Philosophie magazine revient sur des conceptions du temps de deux physiciens. Cet extrait présente ce qui les oppose.
Les physiciens Lee Smolin et Carlo Rovelli ont longtemps travaillé ensemble avant de diverger sur le problème de la nature du « temps ». Pour le premier, le « temps » existe vraiment. Pour le second, nous avons plutôt affaire à plusieurs couches de temps. Un désaccord qui ranime l'un des plus vieux débats de la métaphysique mais aussi nos émotions devant le futur et la mort.
L. S. : Je ne me reconnais plus dans des affirmations comme « le temps n'existe pas » ou « le temps ne fait qu'émerger », pour des raisons assez philosophiques. D'abord, je prends très au sérieux l'idée qu'il existe une distinction entre passé, présent et futur. À mon sens, cette distinction n'a pas de sens seulement localement, elle vaut pour l'ensemble de l'Univers. L'Univers au moment du big bang n'était pas le même que l'Univers aujourd'hui. Le fait que l'Univers évolue laisse penser qu'il a bien une histoire. Ensuite, je suis très attaché à la causalité. Une cause A déclenche un effet B. Si la causalité est une loi, alors elle suppose implicitement qu'il y a succession : l'effet B vient après la cause A. Voilà des idées auxquelles il est difficile de renoncer.
C. R. : Voici la manière dont, moi, je vois le problème. La notion de « temps » est complexe, composée de plusieurs couches. Une couche du temps est liée à notre cerveau : nous sentons, dans notre conscience, le temps
passer. Il existe une autre couche qui renvoie aux phénomènes irréversibles.
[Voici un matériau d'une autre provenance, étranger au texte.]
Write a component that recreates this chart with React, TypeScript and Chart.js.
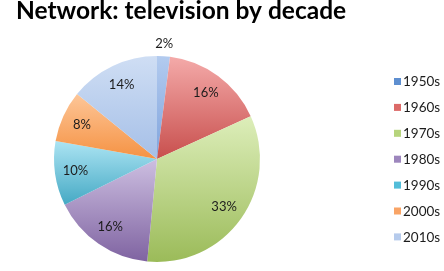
import React, { useEffect, useRef } from "react";
import { Chart, registerables } from "chart.js";

Chart.register(...registerables);

const TITLE = "Network: television by decade";
const decades = ["1950s", "1960s", "1970s", "1980s", "1990s", "2000s", "2010s"];
const shares = [2, 16, 33, 16, 10, 8, 14];
const lightColors = ["#b3cbef", "#f4aaa9", "#ddeeba", "#cdbfe1", "#ace4f3", "#fdc698", "#cfdef4"];
const darkColors = ["#7fa3dc", "#c84f4d", "#9bbb59", "#7f63a1", "#45a9c4", "#f59243", "#a5bfe7"];
const legendColors = ["#5e8fd0", "#dc6a68", "#b6d47c", "#9d86bd", "#52bdd9", "#f9a466", "#b6cbec"];

const FONT = "Lato, 'Open Sans', sans-serif";

function sliceYRange(cy: number, r: number, a0: number, a1: number): [number, number] {
  const ys = [cy, cy + r * Math.sin(a0), cy + r * Math.sin(a1)];
  const twoPi = Math.PI * 2;
  for (const t of [Math.PI / 2, -Math.PI / 2]) {
    for (let k = -2; k <= 2; k++) {
      const a = t + k * twoPi;
      if (a >= a0 && a <= a1) ys.push(cy + r * Math.sin(a));
    }
  }
  return [Math.min(...ys), Math.max(...ys)];
}

const gradientPlugin = {
  id: "sliceGradient",
  beforeDatasetsDraw(chart: any) {
    const meta = chart.getDatasetMeta(0);
    const ctx = chart.ctx;
    meta.data.forEach((arc: any, i: number) => {
      const { x, y, startAngle, endAngle, outerRadius } = arc;
      const [y0, y1] = sliceYRange(y, outerRadius, startAngle, endAngle);
      const g = ctx.createLinearGradient(0, y0, 0, Math.max(y1, y0 + 1));
      g.addColorStop(0, lightColors[i]);
      g.addColorStop(1, darkColors[i]);
      arc.options.backgroundColor = g;
    });
  },
};

const decorPlugin = {
  id: "decor",
  afterDraw(chart: any) {
    const ctx = chart.ctx;
    ctx.save();
    // title
    ctx.fillStyle = "#000000";
    ctx.font = `bold 24.5px ${FONT}`;
    ctx.textAlign = "left";
    ctx.textBaseline = "alphabetic";
    ctx.fillText(TITLE, 16, 19);

    // slice labels
    const meta = chart.getDatasetMeta(0);
    ctx.font = `13px ${FONT}`;
    ctx.fillStyle = "#1c1c1c";
    ctx.textAlign = "center";
    ctx.textBaseline = "middle";
    meta.data.forEach((arc: any, i: number) => {
      const mid = (arc.startAngle + arc.endAngle) / 2;
      const r = shares[i] < 5 ? arc.outerRadius + 12 : arc.outerRadius * 0.8;
      ctx.fillText(`${shares[i]}%`, arc.x + r * Math.cos(mid), arc.y + r * Math.sin(mid));
    });

    // legend
    ctx.font = `13.5px ${FONT}`;
    ctx.textAlign = "left";
    decades.forEach((d, i) => {
      const cy = 81.5 + i * 25.9;
      ctx.fillStyle = legendColors[i];
      ctx.fillRect(394, cy - 3.5, 7, 7);
      ctx.fillStyle = "#1c1c1c";
      ctx.fillText(d, 403, cy + 0.5);
    });
    ctx.restore();
  },
};

export default function App() {
  const ref = useRef<HTMLCanvasElement | null>(null);
  useEffect(() => {
    if (!ref.current) return;
    const chart = new Chart(ref.current, {
      type: "pie",
      data: {
        labels: decades,
        datasets: [
          {
            data: shares,
            backgroundColor: darkColors,
            borderWidth: 0,
          },
        ],
      },
      options: {
        animation: false,
        responsive: false,
        maintainAspectRatio: false,
        layout: { padding: { left: 54, top: 56, right: 184, bottom: 9 } },
        plugins: {
          legend: { display: false },
          title: { display: false },
          tooltip: { enabled: false },
        },
      },
      plugins: [gradientPlugin, decorPlugin],
    });
    return () => chart.destroy();
  }, []);
  return (
    <div style={{ position: "absolute", left: 0, top: 0, width: 444, height: 271, background: "#ffffff" }}>
      <canvas ref={ref} width={444} height={271} style={{ display: "block", width: 444, height: 271 }} />
    </div>
  );
}
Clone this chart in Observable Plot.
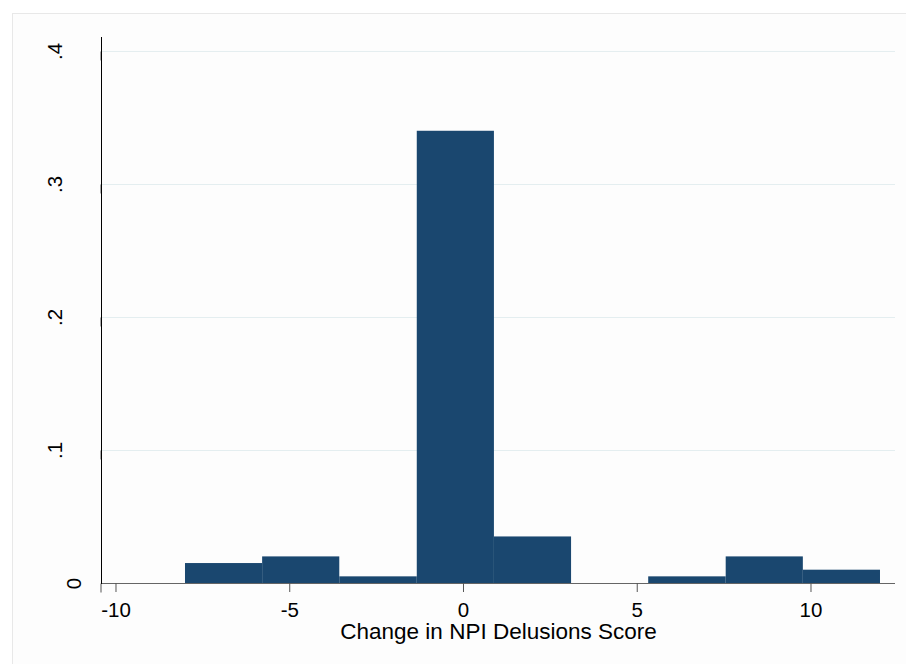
<!DOCTYPE html>
<html>
<head>
<meta charset="utf-8">
<script src="https://cdn.jsdelivr.net/npm/d3@7"></script>
<script src="https://cdn.jsdelivr.net/npm/@observablehq/plot@0.6"></script>
<style>
  body { margin: 0; background: #fff; }
  #wrap { position: relative; width: 906px; height: 664px; overflow: hidden; }
  #panel { position: absolute; left: 12px; top: 13px; width: 910px; height: 670px;
           border: 1px solid #e8e8e8; background: #fdfdfd; }
  #chart { position: absolute; left: 0; top: 0; }
</style>
</head>
<body>
<div id="wrap"><div id="panel"></div><div id="chart"></div></div>
<script>
// Histogram of change in NPI delusions score (density scale)
const binEdges = [-8, -5.78, -3.56, -1.33, 0.89, 3.11, 5.33, 7.56, 9.78, 12];
const density  = [0.015, 0.02, 0.005, 0.34, 0.035, 0, 0.005, 0.02, 0.01];
const xTicks = [-10, -5, 0, 5, 10];
const xTickLabels = ["-10", "-5", "0", "5", "10"];
const yTicks = [0, 0.1, 0.2, 0.3, 0.4];
const yTickLabels = ["0", ".1", ".2", ".3", ".4"];
const xTitle = "Change in NPI Delusions Score";

const bins = density.map((d, i) => ({x1: binEdges[i], x2: binEdges[i + 1], density: d}));
const font = "'Liberation Sans', Arial, sans-serif";
const yLabel = d => yTickLabels[yTicks.indexOf(d)];
const yAxisStyle = {
  tickSize: 9, fontSize: 20.5, label: null, stroke: "#555",
  tickFormat: yLabel, rotate: -90, textAnchor: "middle"
};

const chart = Plot.plot({
  width: 906,
  height: 664,
  marginLeft: 101,
  marginRight: 11,
  marginTop: 37,
  marginBottom: 81,
  style: {background: "transparent", fontFamily: font},
  x: {domain: [-10.417, 12.432]},
  y: {domain: [0, 0.4105]},
  marks: [
    Plot.gridY(yTicks.slice(1), {stroke: "#e4eef0", strokeOpacity: 1}),
    Plot.rectY(bins.filter(b => b.density > 0), {x1: "x1", x2: "x2", y: "density", fill: "#1a476f"}),
    Plot.ruleY([0], {stroke: "#000", strokeOpacity: 0.6}),
    Plot.axisX(xTicks, {
      tickSize: 9, tickPadding: 10, fontSize: 20.5, label: null, stroke: "#555",
      tickFormat: d => xTickLabels[xTicks.indexOf(d)]
    }),
    // the zero label sits closer to the axis than the decimal labels
    Plot.axisY(yTicks.slice(0, 1), {...yAxisStyle, tickPadding: 18}),
    Plot.axisY(yTicks.slice(1), {...yAxisStyle, tickPadding: 37}),
    Plot.frame({anchor: "left", stroke: "#000"}),
    Plot.text([xTitle], {frameAnchor: "bottom", dy: 40, lineAnchor: "top", fontSize: 22.5})
  ]
});
document.getElementById("chart").append(chart);
</script>
</body>
</html>
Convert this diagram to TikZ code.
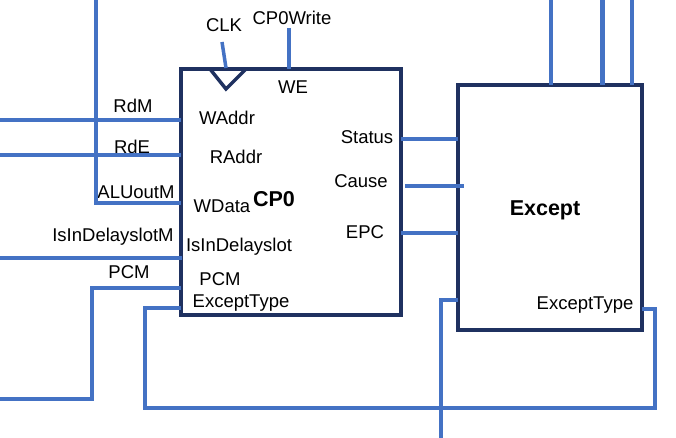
\documentclass[tikz,border=0pt]{standalone}
\usepackage{fontspec}
\setmainfont{Liberation Sans}
\definecolor{wireblue}{HTML}{4472C4}
\definecolor{boxnavy}{HTML}{1F3160}
\begin{document}
\begin{tikzpicture}[x=1pt, y=-1pt,
		font=\fontsize{18.5}{20}\selectfont,
		blk/.style={draw=boxnavy, line width=3.5pt, rectangle, inner sep=0pt},
		wire/.style={draw=wireblue, line width=3.5pt},
		lbl/.style={inner sep=0pt, text=black},
		title/.style={inner sep=0pt, font=\fontsize{21.5}{24}\selectfont\bfseries}]
	\useasboundingbox (0,0) rectangle (676,438);
	% the two blocks
	\node[blk, minimum width=220pt, minimum height=246pt] (cp0) at (291,192) {};
	\node[blk, minimum width=184pt, minimum height=245pt] (exc) at (550,207.5) {};
	\node[title] (cp0name) at (274,199) {CP0};
	\node[title] (excname) at (545,210) {Except};
	% clock mark
	\draw[draw=boxnavy, line width=3.5pt] (210,69) -- (226,89) -- (246,69);
	% ports of CP0
	\node[lbl] (we)     at (293,87)  {WE};
	\node[lbl] (waddr)  at (227,118) {WAddr};
	\node[lbl] (raddr)  at (236,157) {RAddr};
	\node[lbl] (wdata)  at (222,206) {WData};
	\node[lbl] (isin)   at (239,247) {IsInDelayslot};
	\node[lbl] (pcin)   at (220,279) {PCM};
	\node[lbl] (exct)   at (241,303) {ExceptType};
	\node[lbl] (status) at (367,137) {Status};
	\node[lbl] (cause)  at (361,181) {Cause};
	\node[lbl] (epc)    at (365,232) {EPC};
	\node[lbl] (exct2)  at (585,305) {ExceptType};
	% signal names
	\node[lbl] (clk)     at (224,25)  {CLK};
	\node[lbl] (cpwrite) at (292,18)  {CP0Write};
	\node[lbl] (rdm)     at (133,106) {RdM};
	\node[lbl] (rde)     at (132,147) {RdE};
	\node[lbl] (alum)    at (136,192) {ALUoutM};
	\node[lbl] (isinm)   at (113,237) {IsInDelayslotM};
	\node[lbl] (pcm)     at (129,272) {PCM};
	% wire ends
	\coordinate (clkA) at (222,42);   \coordinate (clkB) at (226,68);
	\coordinate (weA)  at (289,28);   \coordinate (weB)  at (289,69);
	\coordinate (rdmA) at (0,120);    \coordinate (rdmB) at (181,120);
	\coordinate (rdeA) at (0,155);    \coordinate (rdeB) at (181,155);
	\coordinate (aluA) at (96,0);     \coordinate (aluB) at (181,203);
	\coordinate (isA)  at (0,258);    \coordinate (isB)  at (182,258);
	\coordinate (pcA)  at (0,399);    \coordinate (pcB)  at (181,288);
	\coordinate (etA)  at (181,308);  \coordinate (etB)  at (642,309);
	\coordinate (stA)  at (401,139);  \coordinate (stB)  at (458,139);
	\coordinate (caA)  at (405,186);  \coordinate (caB)  at (464,186);
	\coordinate (epA)  at (401,233);  \coordinate (epB)  at (458,233);
	\coordinate (inA)  at (458,300);  \coordinate (inB)  at (441,438);
	\coordinate (t1A)  at (551,0);    \coordinate (t1B)  at (551,85);
	\coordinate (t2A)  at (602,0);    \coordinate (t2B)  at (602,85);
	\coordinate (t3A)  at (632,0);    \coordinate (t3B)  at (632,85);
	% wires
	\draw[wire] (clkA) -- (clkB);
	\draw[wire] (weA) -- (weB);
	\draw[wire] (rdmA) -- (rdmB);
	\draw[wire] (rdeA) -- (rdeB);
	\draw[wire] (aluA) |- (aluB);
	\draw[wire] (isA) -- (isB);
	\draw[wire] (pcA) -- ++(92,0) |- (pcB);
	\draw[wire] (etA) -| (145,408) -| (655,309) -- (etB);
	\draw[wire] (stA) -- (stB);
	\draw[wire] (caA) -- (caB);
	\draw[wire] (epA) -- (epB);
	\draw[wire] (inA) -| (inB);
	\draw[wire] (t1A) -- (t1B);
	\draw[wire, line width=5pt] (t2A) -- (t2B);
	\draw[wire, line width=4.5pt] (t3A) -- (t3B);
\end{tikzpicture}
\end{document}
Une casserole pleine d'eau mise sur le feu va bouillir : c'est un phénomène temporel, mais d'une autre nature que le temps interne à la conscience. En outre, il existe des changements à l'échelle cosmologique que nous ne pouvons pas éprouver ni percevoir à notre échelle. Ces différentes couches sont liées entre elles, elles communiquent, elles sont sédimentées comme des strates, et parler du « temps » au singulier, c'est une manière imprécise de désigner l'ensemble de ces couches. Si quelqu'un vous demande quand les premières cités sont apparues, sa question est imprécise. Qu'est-ce qu'il entend par « cité » : le premier hameau, le premier village, la première ville, la première capitale ? La réponse adaptée dépend de l'échelle, et, à mon sens, il en va de même pour le temps.